▼
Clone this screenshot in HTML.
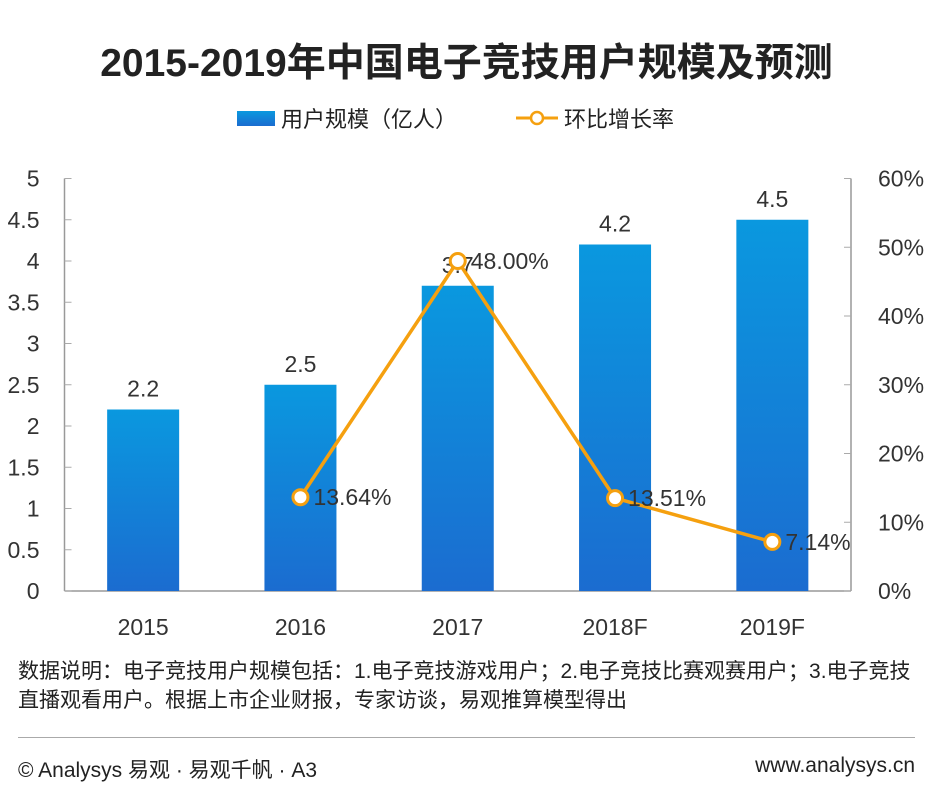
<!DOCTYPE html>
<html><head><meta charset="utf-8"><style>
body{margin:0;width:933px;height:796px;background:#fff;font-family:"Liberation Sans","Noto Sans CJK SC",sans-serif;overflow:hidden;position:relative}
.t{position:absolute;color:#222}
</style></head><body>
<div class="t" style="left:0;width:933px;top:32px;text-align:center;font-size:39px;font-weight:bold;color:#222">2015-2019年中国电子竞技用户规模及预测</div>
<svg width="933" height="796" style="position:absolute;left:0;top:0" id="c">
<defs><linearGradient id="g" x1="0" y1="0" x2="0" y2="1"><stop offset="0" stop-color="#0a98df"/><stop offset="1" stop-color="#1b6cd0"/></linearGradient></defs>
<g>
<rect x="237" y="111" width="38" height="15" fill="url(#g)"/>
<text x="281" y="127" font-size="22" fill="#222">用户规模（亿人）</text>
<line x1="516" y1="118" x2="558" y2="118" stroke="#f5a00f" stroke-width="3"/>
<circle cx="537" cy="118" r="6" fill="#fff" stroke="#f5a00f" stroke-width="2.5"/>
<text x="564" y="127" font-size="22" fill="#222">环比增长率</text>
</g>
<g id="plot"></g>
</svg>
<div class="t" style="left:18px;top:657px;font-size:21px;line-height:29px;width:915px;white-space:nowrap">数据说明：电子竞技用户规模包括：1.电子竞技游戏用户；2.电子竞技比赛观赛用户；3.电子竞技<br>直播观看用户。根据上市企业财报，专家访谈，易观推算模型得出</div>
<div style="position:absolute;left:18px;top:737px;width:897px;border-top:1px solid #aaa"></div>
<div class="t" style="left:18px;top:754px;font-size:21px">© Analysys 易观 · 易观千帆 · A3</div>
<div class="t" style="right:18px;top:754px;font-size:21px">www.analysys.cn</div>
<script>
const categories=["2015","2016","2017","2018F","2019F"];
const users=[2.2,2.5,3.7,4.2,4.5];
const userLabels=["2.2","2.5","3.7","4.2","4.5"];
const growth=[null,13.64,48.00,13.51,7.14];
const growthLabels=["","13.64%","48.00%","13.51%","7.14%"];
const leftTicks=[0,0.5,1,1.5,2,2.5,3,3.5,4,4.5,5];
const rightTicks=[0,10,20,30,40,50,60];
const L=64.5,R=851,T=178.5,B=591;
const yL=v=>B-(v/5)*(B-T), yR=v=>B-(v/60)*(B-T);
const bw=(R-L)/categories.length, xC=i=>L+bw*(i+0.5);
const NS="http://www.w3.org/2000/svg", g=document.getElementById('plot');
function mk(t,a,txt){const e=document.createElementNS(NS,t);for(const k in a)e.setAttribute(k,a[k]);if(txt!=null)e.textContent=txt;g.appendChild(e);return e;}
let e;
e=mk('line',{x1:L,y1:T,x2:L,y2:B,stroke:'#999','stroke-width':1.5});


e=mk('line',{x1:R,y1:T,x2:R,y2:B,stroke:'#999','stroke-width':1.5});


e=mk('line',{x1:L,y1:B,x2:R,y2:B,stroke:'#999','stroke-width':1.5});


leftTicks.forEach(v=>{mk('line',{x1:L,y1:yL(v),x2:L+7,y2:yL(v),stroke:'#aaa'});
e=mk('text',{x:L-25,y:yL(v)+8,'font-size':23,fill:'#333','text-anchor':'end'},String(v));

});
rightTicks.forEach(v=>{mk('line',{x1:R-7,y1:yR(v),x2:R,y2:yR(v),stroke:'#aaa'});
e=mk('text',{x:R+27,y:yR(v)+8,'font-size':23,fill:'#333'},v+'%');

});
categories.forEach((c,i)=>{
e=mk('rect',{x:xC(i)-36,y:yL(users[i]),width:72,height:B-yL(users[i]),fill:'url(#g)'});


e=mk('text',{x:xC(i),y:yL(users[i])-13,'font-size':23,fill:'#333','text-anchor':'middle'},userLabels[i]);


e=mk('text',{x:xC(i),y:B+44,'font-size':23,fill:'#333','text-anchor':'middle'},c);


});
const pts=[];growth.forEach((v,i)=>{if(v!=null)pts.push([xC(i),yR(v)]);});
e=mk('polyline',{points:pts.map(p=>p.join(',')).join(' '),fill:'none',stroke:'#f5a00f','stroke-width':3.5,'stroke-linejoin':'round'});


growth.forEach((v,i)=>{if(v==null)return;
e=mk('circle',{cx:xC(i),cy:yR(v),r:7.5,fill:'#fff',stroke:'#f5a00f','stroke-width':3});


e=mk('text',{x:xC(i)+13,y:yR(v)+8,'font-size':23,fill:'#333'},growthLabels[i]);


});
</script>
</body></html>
▲
*Task goal*: Write the listing out a second time exactly, dropping all images.

*Solution*:
Clone this screenshot in HTML.
<!DOCTYPE html>
<html><head><meta charset="utf-8"><style>
body{margin:0;width:933px;height:796px;background:#fff;font-family:"Liberation Sans","Noto Sans CJK SC",sans-serif;overflow:hidden;position:relative}
.t{position:absolute;color:#222}
</style></head><body>
<div class="t" style="left:0;width:933px;top:32px;text-align:center;font-size:39px;font-weight:bold;color:#222">2015-2019年中国电子竞技用户规模及预测</div>
<svg width="933" height="796" style="position:absolute;left:0;top:0" id="c">
<defs><linearGradient id="g" x1="0" y1="0" x2="0" y2="1"><stop offset="0" stop-color="#0a98df"/><stop offset="1" stop-color="#1b6cd0"/></linearGradient></defs>
<g>
<rect x="237" y="111" width="38" height="15" fill="url(#g)"/>
<text x="281" y="127" font-size="22" fill="#222">用户规模（亿人）</text>
<line x1="516" y1="118" x2="558" y2="118" stroke="#f5a00f" stroke-width="3"/>
<circle cx="537" cy="118" r="6" fill="#fff" stroke="#f5a00f" stroke-width="2.5"/>
<text x="564" y="127" font-size="22" fill="#222">环比增长率</text>
</g>
<g id="plot"></g>
</svg>
<div class="t" style="left:18px;top:657px;font-size:21px;line-height:29px;width:915px;white-space:nowrap">数据说明：电子竞技用户规模包括：1.电子竞技游戏用户；2.电子竞技比赛观赛用户；3.电子竞技<br>直播观看用户。根据上市企业财报，专家访谈，易观推算模型得出</div>
<div style="position:absolute;left:18px;top:737px;width:897px;border-top:1px solid #aaa"></div>
<div class="t" style="left:18px;top:754px;font-size:21px">© Analysys 易观 · 易观千帆 · A3</div>
<div class="t" style="right:18px;top:754px;font-size:21px">www.analysys.cn</div>
<script>
const categories=["2015","2016","2017","2018F","2019F"];
const users=[2.2,2.5,3.7,4.2,4.5];
const userLabels=["2.2","2.5","3.7","4.2","4.5"];
const growth=[null,13.64,48.00,13.51,7.14];
const growthLabels=["","13.64%","48.00%","13.51%","7.14%"];
const leftTicks=[0,0.5,1,1.5,2,2.5,3,3.5,4,4.5,5];
const rightTicks=[0,10,20,30,40,50,60];
const L=64.5,R=851,T=178.5,B=591;
const yL=v=>B-(v/5)*(B-T), yR=v=>B-(v/60)*(B-T);
const bw=(R-L)/categories.length, xC=i=>L+bw*(i+0.5);
const NS="http://www.w3.org/2000/svg", g=document.getElementById('plot');
function mk(t,a,txt){const e=document.createElementNS(NS,t);for(const k in a)e.setAttribute(k,a[k]);if(txt!=null)e.textContent=txt;g.appendChild(e);return e;}
let e;
e=mk('line',{x1:L,y1:T,x2:L,y2:B,stroke:'#999','stroke-width':1.5});


e=mk('line',{x1:R,y1:T,x2:R,y2:B,stroke:'#999','stroke-width':1.5});


e=mk('line',{x1:L,y1:B,x2:R,y2:B,stroke:'#999','stroke-width':1.5});


leftTicks.forEach(v=>{mk('line',{x1:L,y1:yL(v),x2:L+7,y2:yL(v),stroke:'#aaa'});
e=mk('text',{x:L-25,y:yL(v)+8,'font-size':23,fill:'#333','text-anchor':'end'},String(v));

});
rightTicks.forEach(v=>{mk('line',{x1:R-7,y1:yR(v),x2:R,y2:yR(v),stroke:'#aaa'});
e=mk('text',{x:R+27,y:yR(v)+8,'font-size':23,fill:'#333'},v+'%');

});
categories.forEach((c,i)=>{
e=mk('rect',{x:xC(i)-36,y:yL(users[i]),width:72,height:B-yL(users[i]),fill:'url(#g)'});


e=mk('text',{x:xC(i),y:yL(users[i])-13,'font-size':23,fill:'#333','text-anchor':'middle'},userLabels[i]);


e=mk('text',{x:xC(i),y:B+44,'font-size':23,fill:'#333','text-anchor':'middle'},c);


});
const pts=[];growth.forEach((v,i)=>{if(v!=null)pts.push([xC(i),yR(v)]);});
e=mk('polyline',{points:pts.map(p=>p.join(',')).join(' '),fill:'none',stroke:'#f5a00f','stroke-width':3.5,'stroke-linejoin':'round'});


growth.forEach((v,i)=>{if(v==null)return;
e=mk('circle',{cx:xC(i),cy:yR(v),r:7.5,fill:'#fff',stroke:'#f5a00f','stroke-width':3});


e=mk('text',{x:xC(i)+13,y:yR(v)+8,'font-size':23,fill:'#333'},growthLabels[i]);


});
</script>
</body></html>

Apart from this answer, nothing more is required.